Evonne’s and Maria’s stories are quite different. Both girls come from strong families with strong women. They learned from their parents the importance of fighting back and resisting others’ efforts to define them. Evonne, like many black girls, saw strong women all around her. To Evonne, growing up female was compatible with growing up assertive and strong. Maria had grandparents who risked their lives for what they believed in. They taught her to be true to her own values no matter what the cost.
EVONNE
(16)
Evonne was a black student who had toured with a women’s gospel choir and starred in school and community musicals. She was an A student, she was on student council and popular with her classmates. I was curious about her social success and invited her to come to my house for an interview.
Evonne drove up in her new red sports car, a present for her sixteenth birthday. A week earlier, her parents had given her the keys at a dinner for twenty of her friends. Evonne was dressed in an olive silk blouse, black slacks and gold rings and earrings. She was beautiful, with butterscotch-colored skin, enormous black eyes and dimples. I asked her to tell me about her life.
Evonne was the only child of professional parents; her father was an attorney and her mother a physician. She’d been a loved and pampered child from day one. Every summer she spent with her maternal grandmother in Arkansas, and winter holidays she spent with her father’s parents in Virginia.
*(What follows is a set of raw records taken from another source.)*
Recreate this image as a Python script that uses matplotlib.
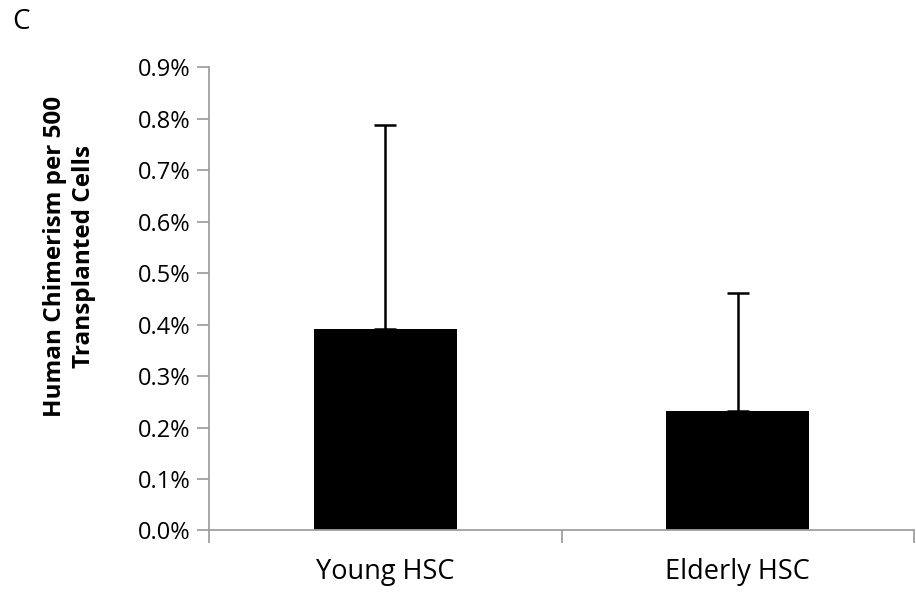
import matplotlib.pyplot as plt
from matplotlib.ticker import FuncFormatter, FixedLocator

groups = ['Young HSC', 'Elderly HSC']
chimerism = [0.391, 0.233]      # mean, %
err_upper = [0.397, 0.228]      # upper error, %

plt.rcParams['font.family'] = ['Open Sans', 'DejaVu Sans']

fig = plt.figure(figsize=(9.16, 5.92), dpi=100)
ax = fig.add_axes([0.228, 0.104, 0.770, 0.782])

x = range(len(groups))
ax.bar(x, chimerism, width=0.405, color='black', zorder=2)
ax.errorbar(x, chimerism, yerr=[[0, 0], err_upper], fmt='none', ecolor='black',
            elinewidth=1.8, capsize=8, capthick=1.8, zorder=3)

ax.set_xlim(-0.5, len(groups) - 0.5)
ax.set_ylim(0, 0.9)
ax.set_yticks([i / 10 for i in range(10)])
ax.yaxis.set_major_formatter(FuncFormatter(lambda v, p: f'{v:.1f}%'))

ax.set_xticks(list(x))
ax.set_xticklabels(groups)
ax.xaxis.set_minor_locator(FixedLocator([-0.5, 0.5, 1.5]))
ax.tick_params(axis='x', which='major', length=0, labelsize=19.5, pad=20)
ax.tick_params(axis='x', which='minor', length=9, width=1.3, color='#a0a0a0')
ax.tick_params(axis='y', length=9, width=1.3, color='#a0a0a0', labelsize=17, pad=4)

for s in ['top', 'right']:
    ax.spines[s].set_visible(False)
for s in ['left', 'bottom']:
    ax.spines[s].set_color('#a0a0a0')
    ax.spines[s].set_linewidth(1.3)

# axis title, two centred lines, sits a bit above the axes middle
fig.text(0.076, 0.566, 'Human Chimerism per 500\nTransplanted Cells', fontsize=17.5,
         fontweight='bold', rotation=90, ha='center', va='center',
         multialignment='center', linespacing=1.3)

fig.text(0.013, 0.962, 'C', fontsize=20, va='center')

fig.savefig('out.png', dpi=100)
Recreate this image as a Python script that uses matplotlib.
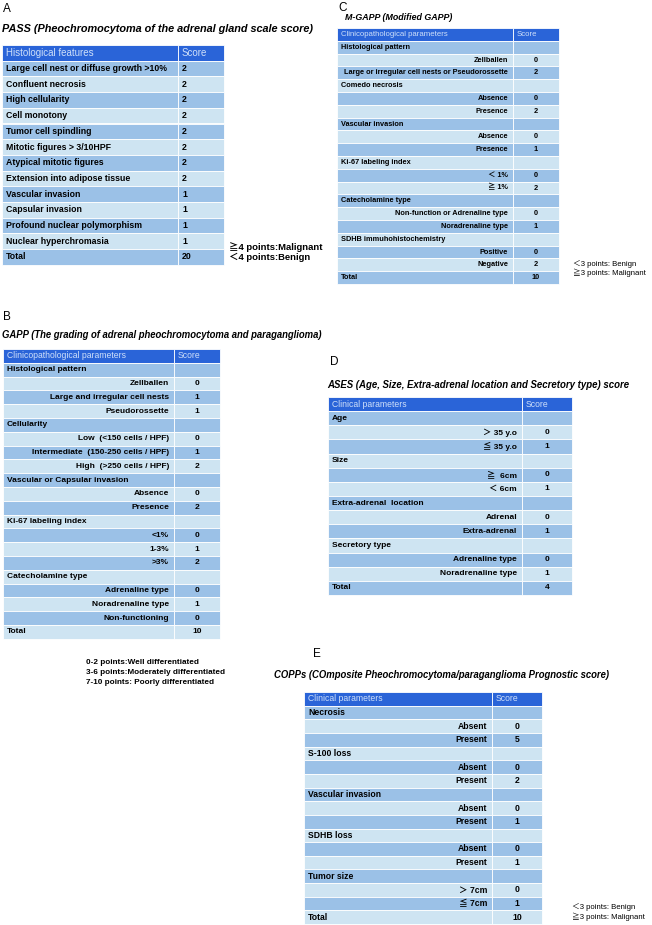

She attended a private Montessori school in Chicago until she was in third grade, then she transferred to a racially diverse public school for gifted students. Her early school years were happy ones—she was immediately recognized as a gifted performer. She danced and sang her way through school and was in a children’s choir that was on television regularly. Her parents had paid for private lessons with drama and singing coaches.
I asked about racism in Chicago. “As a kid, I only experienced one racist. This guy called me ‘nigger’ and said to stay out of his neighborhood when I rode my bike down his street. I avoided that street for a while, and finally Dad noticed. When I told him what happened, he insisted that I ride on that street. He told me I shouldn’t give racists any power over my life, even the power to decide a bike route.”
Evonne said that she liked school until fifth grade, when the girls at her school changed. She told me, “Everyone became materialistic. I could afford the right clothes but some of my friends couldn’t and they were left out of everything. I never, ever teased anyone for wearing K Mart clothes, but other girls did.”
She shook her head. “I wish I could tell you that I didn’t fall for the snob scene, but I dumped my friends and hung out with the popular kids. I was a total bore in sixth grade.”
She paused as our cat jumped on her lap. She petted Woody for a few moments before continuing. “Junior high was the pits. I went to a new school that was 95 percent whites. I felt alone. Even the nicest white students didn’t invite me to their homes. But the blacks weren’t like me either. They were poorer and from different backgrounds.
“I thought about where I fit in. I looked for black movies in the video stores and they were about drugs and gangs, which wasn’t me. I felt like an invisible black person. I didn’t want to be an Oreo, but I didn’t want to hang out with crackheads. I couldn’t find a place. Sometimes I was angry I wasn’t white and sometimes I hated whites.”
Evonne looked sober as she thought about race. She continued, “In junior high I prayed that I would wake up in a world where everyone was the same color. Simple decisions paralyzed me. Should I sit with black kids or white kids at lunch? Should I buy heavy metal or rap?”